>> Begin

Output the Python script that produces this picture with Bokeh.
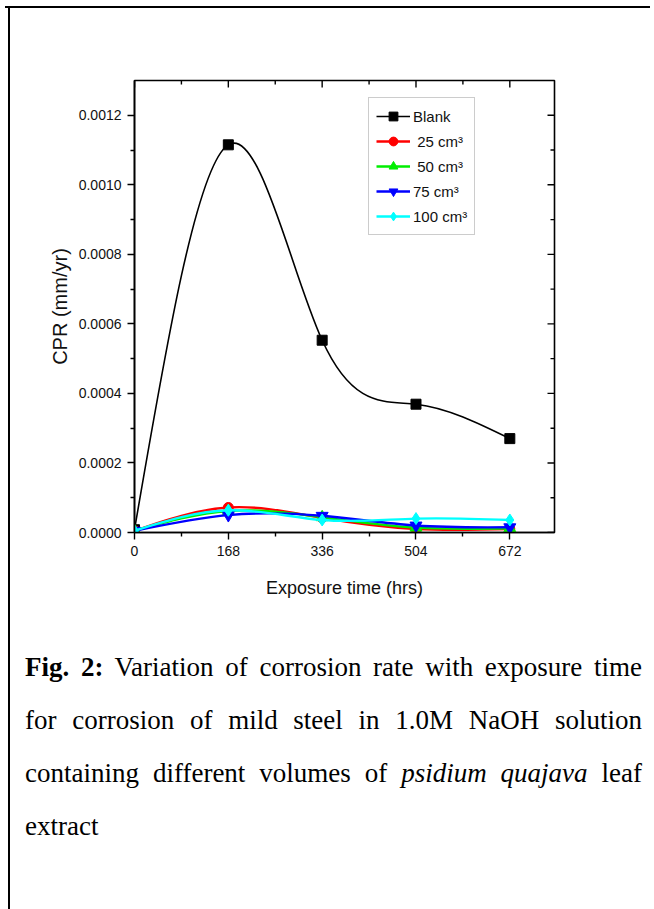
import numpy as np
from bokeh.plotting import figure
from bokeh.models import (FixedTicker, PrintfTickFormatter, LinearAxis, Legend,
                          LegendItem, Div, Spacer, Range1d)
from bokeh.layouts import column, row
from bokeh.embed import file_html
from bokeh.resources import INLINE

# ---------------- data ----------------
hours = [0, 168, 336, 504, 672]
blank = [0.000008, 0.001115, 0.000553, 0.000369, 0.000270]
vol25 = [0.000005, 0.000072, 0.000042, 0.000010, 0.000010]
vol50 = [0.000005, 0.000062, 0.000044, 0.000014, 0.000012]
vol75 = [0.000005, 0.000050, 0.000048, 0.000020, 0.000015]
vol100 = [0.000005, 0.000064, 0.000036, 0.000040, 0.000036]
series_labels = ["Blank", " 25 cm³", " 50 cm³", "75 cm³", "100 cm³"]
series_colors = ["#000000", "#ff0000", "#00ee00", "#0000ff", "#00ffff"]
series_markers = ["square", "circle", "triangle", "inverted_triangle", "diamond"]
x_ticks = [0, 168, 336, 504, 672]
x_minor = [84, 252, 420, 588]
y_ticks = [0.0, 0.0002, 0.0004, 0.0006, 0.0008, 0.0010, 0.0012]
y_minor = [0.0001, 0.0003, 0.0005, 0.0007, 0.0009, 0.0011]
x_title = "Exposure time (hrs)"
y_title = "CPR (mm/yr)"
caption_lines = [
    "<b>Fig. 2:</b> Variation of corrosion rate with exposure time",
    "for corrosion of mild steel in 1.0M NaOH solution",
    "containing different volumes of <i>psidium quajava</i> leaf",
    "extract",
]

FONT = "Liberation Sans"
X_MAX = 752
Y_MAX = 0.0013


def spline_bezier(x, y):
    """Natural cubic spline through the data, expressed as cubic Bezier segments."""
    x = np.asarray(x, float)
    y = np.asarray(y, float)
    n = len(x)
    h = np.diff(x)
    A = np.zeros((n, n))
    b = np.zeros(n)
    A[0, 0] = 1
    A[-1, -1] = 1
    for i in range(1, n - 1):
        A[i, i - 1] = h[i - 1]
        A[i, i] = 2 * (h[i - 1] + h[i])
        A[i, i + 1] = h[i]
        b[i] = 3 * ((y[i + 1] - y[i]) / h[i] - (y[i] - y[i - 1]) / h[i - 1])
    c = np.linalg.solve(A, b)
    m = np.zeros(n)
    for i in range(n - 1):
        m[i] = (y[i + 1] - y[i]) / h[i] - h[i] * (2 * c[i] + c[i + 1]) / 3
    m[-1] = m[-2] + (c[-2] + c[-1]) * h[-1]
    return dict(x0=x[:-1], y0=y[:-1], x1=x[1:], y1=y[1:],
                cx0=x[:-1] + h / 3, cy0=y[:-1] + m[:-1] * h / 3,
                cx1=x[1:] - h / 3, cy1=y[1:] - m[1:] * h / 3)


p = figure(width=644, height=620, x_range=Range1d(0, X_MAX), y_range=Range1d(0, Y_MAX),
           output_backend="svg", toolbar_location=None,
           min_border_left=124, min_border_right=100, min_border_top=72, min_border_bottom=96,
           x_axis_location=None, y_axis_location=None)
p.grid.visible = False
p.outline_line_color = "black"
p.outline_line_width = 1.6
p.outline_line_alpha = 1.0
p.background_fill_color = "white"
p.border_fill_color = "white"


def style_axis(ax, ticker):
    ax.ticker = ticker
    ax.axis_line_width = 1.6
    ax.axis_line_color = "black"
    ax.major_tick_line_width = 1.4
    ax.minor_tick_line_width = 1.4
    ax.major_tick_in, ax.major_tick_out = 0, 7
    ax.minor_tick_in, ax.minor_tick_out = 0, 4
    ax.major_label_text_font = FONT
    ax.major_label_text_font_size = "14px"
    ax.major_label_text_color = "#111111"
    ax.axis_label_text_font = FONT
    ax.axis_label_text_font_style = "normal"
    ax.axis_label_text_color = "#111111"


xb = LinearAxis(axis_label=x_title)
style_axis(xb, FixedTicker(ticks=x_ticks, minor_ticks=x_minor))
xb.major_label_standoff = 6
xb.axis_label_standoff = 19
xb.axis_label_text_font_size = "18px"
p.add_layout(xb, "below")

yl = LinearAxis(axis_label=y_title, formatter=PrintfTickFormatter(format="%.4f"))
style_axis(yl, FixedTicker(ticks=y_ticks, minor_ticks=y_minor))
yl.major_label_standoff = 6
yl.axis_label_standoff = 5
yl.axis_label_text_font_size = "20px"
p.add_layout(yl, "left")

# mirrored inward ticks on the top and right edges of the frame
p.ray(x=x_ticks, y=[Y_MAX] * len(x_ticks), length=7, length_units="screen",
      angle=-np.pi / 2, line_color="black", line_width=1.4)
p.ray(x=x_minor, y=[Y_MAX] * len(x_minor), length=4, length_units="screen",
      angle=-np.pi / 2, line_color="black", line_width=1.4)
p.ray(x=[X_MAX] * len(y_ticks), y=y_ticks, length=7, length_units="screen",
      angle=np.pi, line_color="black", line_width=1.4)
p.ray(x=[X_MAX] * len(y_minor), y=y_minor, length=4, length_units="screen",
      angle=np.pi, line_color="black", line_width=1.4)

items = []
all_series = [blank, vol25, vol50, vol75, vol100]
for vals, lab, col, mk in zip(all_series, series_labels, series_colors, series_markers):
    bz = spline_bezier(hours, vals)
    lw = 1.6 if col == "#000000" else 2.4
    r1 = p.bezier(x0=bz["x0"], y0=bz["y0"], x1=bz["x1"], y1=bz["y1"],
                  cx0=bz["cx0"], cy0=bz["cy0"], cx1=bz["cx1"], cy1=bz["cy1"],
                  line_color=col, line_width=lw)
    size = 10 if mk in ("circle", "square") else 12
    r2 = p.scatter(hours, vals, marker=mk, size=size, fill_color=col, line_color=col)
    items.append(LegendItem(label=lab, renderers=[r1, r2]))

legend = Legend(items=items, location=(234, 297))
legend.glyph_width = 34
legend.glyph_height = 22
legend.spacing = 3
legend.padding = 7
legend.margin = 0
legend.label_standoff = 3
legend.label_text_font = FONT
legend.label_text_font_size = "15px"
legend.label_text_color = "#111111"
legend.border_line_color = "#999999"
legend.border_line_width = 1.2
legend.background_fill_color = "white"
p.add_layout(legend, "center")

cap_html = "".join(
    f'<div style="height:53px; line-height:53px; white-space:nowrap; '
    f'text-align:{"justify" if i < len(caption_lines) - 1 else "left"}; '
    f'text-align-last:{"justify" if i < len(caption_lines) - 1 else "left"};">{t}</div>'
    for i, t in enumerate(caption_lines)
)
cap = Div(width=644, height=281, margin=0,
          text=f'<div style="font-family:\'Liberation Serif\'; font-size:27px; color:#000; '
               f'box-sizing:border-box; padding-top:13px; padding-left:15px; width:632px;">{cap_html}</div>')

top_line = Div(width=645, height=2, margin=0, styles={"background-color": "black"})
left_line = Div(width=2, height=901, margin=0, styles={"background-color": "black"})

layout = column(
    Spacer(width=654, height=6, margin=0),
    row(Spacer(width=5, height=2, margin=0), top_line, margin=0),
    row(Spacer(width=8, height=901, margin=0), left_line, column(p, cap, margin=0), margin=0),
    margin=0,
)

open("out.html", "w").write(file_html(layout, INLINE))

>> End

Quote the data exactly, leaving every image out of the copy.

ANSWER TO THIS PROBLEM.
Output the Python script that produces this picture with Bokeh.
import numpy as np
from bokeh.plotting import figure
from bokeh.models import (FixedTicker, PrintfTickFormatter, LinearAxis, Legend,
                          LegendItem, Div, Spacer, Range1d)
from bokeh.layouts import column, row
from bokeh.embed import file_html
from bokeh.resources import INLINE

# ---------------- data ----------------
hours = [0, 168, 336, 504, 672]
blank = [0.000008, 0.001115, 0.000553, 0.000369, 0.000270]
vol25 = [0.000005, 0.000072, 0.000042, 0.000010, 0.000010]
vol50 = [0.000005, 0.000062, 0.000044, 0.000014, 0.000012]
vol75 = [0.000005, 0.000050, 0.000048, 0.000020, 0.000015]
vol100 = [0.000005, 0.000064, 0.000036, 0.000040, 0.000036]
series_labels = ["Blank", " 25 cm³", " 50 cm³", "75 cm³", "100 cm³"]
series_colors = ["#000000", "#ff0000", "#00ee00", "#0000ff", "#00ffff"]
series_markers = ["square", "circle", "triangle", "inverted_triangle", "diamond"]
x_ticks = [0, 168, 336, 504, 672]
x_minor = [84, 252, 420, 588]
y_ticks = [0.0, 0.0002, 0.0004, 0.0006, 0.0008, 0.0010, 0.0012]
y_minor = [0.0001, 0.0003, 0.0005, 0.0007, 0.0009, 0.0011]
x_title = "Exposure time (hrs)"
y_title = "CPR (mm/yr)"
caption_lines = [
    "<b>Fig. 2:</b> Variation of corrosion rate with exposure time",
    "for corrosion of mild steel in 1.0M NaOH solution",
    "containing different volumes of <i>psidium quajava</i> leaf",
    "extract",
]

FONT = "Liberation Sans"
X_MAX = 752
Y_MAX = 0.0013


def spline_bezier(x, y):
    """Natural cubic spline through the data, expressed as cubic Bezier segments."""
    x = np.asarray(x, float)
    y = np.asarray(y, float)
    n = len(x)
    h = np.diff(x)
    A = np.zeros((n, n))
    b = np.zeros(n)
    A[0, 0] = 1
    A[-1, -1] = 1
    for i in range(1, n - 1):
        A[i, i - 1] = h[i - 1]
        A[i, i] = 2 * (h[i - 1] + h[i])
        A[i, i + 1] = h[i]
        b[i] = 3 * ((y[i + 1] - y[i]) / h[i] - (y[i] - y[i - 1]) / h[i - 1])
    c = np.linalg.solve(A, b)
    m = np.zeros(n)
    for i in range(n - 1):
        m[i] = (y[i + 1] - y[i]) / h[i] - h[i] * (2 * c[i] + c[i + 1]) / 3
    m[-1] = m[-2] + (c[-2] + c[-1]) * h[-1]
    return dict(x0=x[:-1], y0=y[:-1], x1=x[1:], y1=y[1:],
                cx0=x[:-1] + h / 3, cy0=y[:-1] + m[:-1] * h / 3,
                cx1=x[1:] - h / 3, cy1=y[1:] - m[1:] * h / 3)


p = figure(width=644, height=620, x_range=Range1d(0, X_MAX), y_range=Range1d(0, Y_MAX),
           output_backend="svg", toolbar_location=None,
           min_border_left=124, min_border_right=100, min_border_top=72, min_border_bottom=96,
           x_axis_location=None, y_axis_location=None)
p.grid.visible = False
p.outline_line_color = "black"
p.outline_line_width = 1.6
p.outline_line_alpha = 1.0
p.background_fill_color = "white"
p.border_fill_color = "white"


def style_axis(ax, ticker):
    ax.ticker = ticker
    ax.axis_line_width = 1.6
    ax.axis_line_color = "black"
    ax.major_tick_line_width = 1.4
    ax.minor_tick_line_width = 1.4
    ax.major_tick_in, ax.major_tick_out = 0, 7
    ax.minor_tick_in, ax.minor_tick_out = 0, 4
    ax.major_label_text_font = FONT
    ax.major_label_text_font_size = "14px"
    ax.major_label_text_color = "#111111"
    ax.axis_label_text_font = FONT
    ax.axis_label_text_font_style = "normal"
    ax.axis_label_text_color = "#111111"


xb = LinearAxis(axis_label=x_title)
style_axis(xb, FixedTicker(ticks=x_ticks, minor_ticks=x_minor))
xb.major_label_standoff = 6
xb.axis_label_standoff = 19
xb.axis_label_text_font_size = "18px"
p.add_layout(xb, "below")

yl = LinearAxis(axis_label=y_title, formatter=PrintfTickFormatter(format="%.4f"))
style_axis(yl, FixedTicker(ticks=y_ticks, minor_ticks=y_minor))
yl.major_label_standoff = 6
yl.axis_label_standoff = 5
yl.axis_label_text_font_size = "20px"
p.add_layout(yl, "left")

# mirrored inward ticks on the top and right edges of the frame
p.ray(x=x_ticks, y=[Y_MAX] * len(x_ticks), length=7, length_units="screen",
      angle=-np.pi / 2, line_color="black", line_width=1.4)
p.ray(x=x_minor, y=[Y_MAX] * len(x_minor), length=4, length_units="screen",
      angle=-np.pi / 2, line_color="black", line_width=1.4)
p.ray(x=[X_MAX] * len(y_ticks), y=y_ticks, length=7, length_units="screen",
      angle=np.pi, line_color="black", line_width=1.4)
p.ray(x=[X_MAX] * len(y_minor), y=y_minor, length=4, length_units="screen",
      angle=np.pi, line_color="black", line_width=1.4)

items = []
all_series = [blank, vol25, vol50, vol75, vol100]
for vals, lab, col, mk in zip(all_series, series_labels, series_colors, series_markers):
    bz = spline_bezier(hours, vals)
    lw = 1.6 if col == "#000000" else 2.4
    r1 = p.bezier(x0=bz["x0"], y0=bz["y0"], x1=bz["x1"], y1=bz["y1"],
                  cx0=bz["cx0"], cy0=bz["cy0"], cx1=bz["cx1"], cy1=bz["cy1"],
                  line_color=col, line_width=lw)
    size = 10 if mk in ("circle", "square") else 12
    r2 = p.scatter(hours, vals, marker=mk, size=size, fill_color=col, line_color=col)
    items.append(LegendItem(label=lab, renderers=[r1, r2]))

legend = Legend(items=items, location=(234, 297))
legend.glyph_width = 34
legend.glyph_height = 22
legend.spacing = 3
legend.padding = 7
legend.margin = 0
legend.label_standoff = 3
legend.label_text_font = FONT
legend.label_text_font_size = "15px"
legend.label_text_color = "#111111"
legend.border_line_color = "#999999"
legend.border_line_width = 1.2
legend.background_fill_color = "white"
p.add_layout(legend, "center")

cap_html = "".join(
    f'<div style="height:53px; line-height:53px; white-space:nowrap; '
    f'text-align:{"justify" if i < len(caption_lines) - 1 else "left"}; '
    f'text-align-last:{"justify" if i < len(caption_lines) - 1 else "left"};">{t}</div>'
    for i, t in enumerate(caption_lines)
)
cap = Div(width=644, height=281, margin=0,
          text=f'<div style="font-family:\'Liberation Serif\'; font-size:27px; color:#000; '
               f'box-sizing:border-box; padding-top:13px; padding-left:15px; width:632px;">{cap_html}</div>')

top_line = Div(width=645, height=2, margin=0, styles={"background-color": "black"})
left_line = Div(width=2, height=901, margin=0, styles={"background-color": "black"})

layout = column(
    Spacer(width=654, height=6, margin=0),
    row(Spacer(width=5, height=2, margin=0), top_line, margin=0),
    row(Spacer(width=8, height=901, margin=0), left_line, column(p, cap, margin=0), margin=0),
    margin=0,
)

open("out.html", "w").write(file_html(layout, INLINE))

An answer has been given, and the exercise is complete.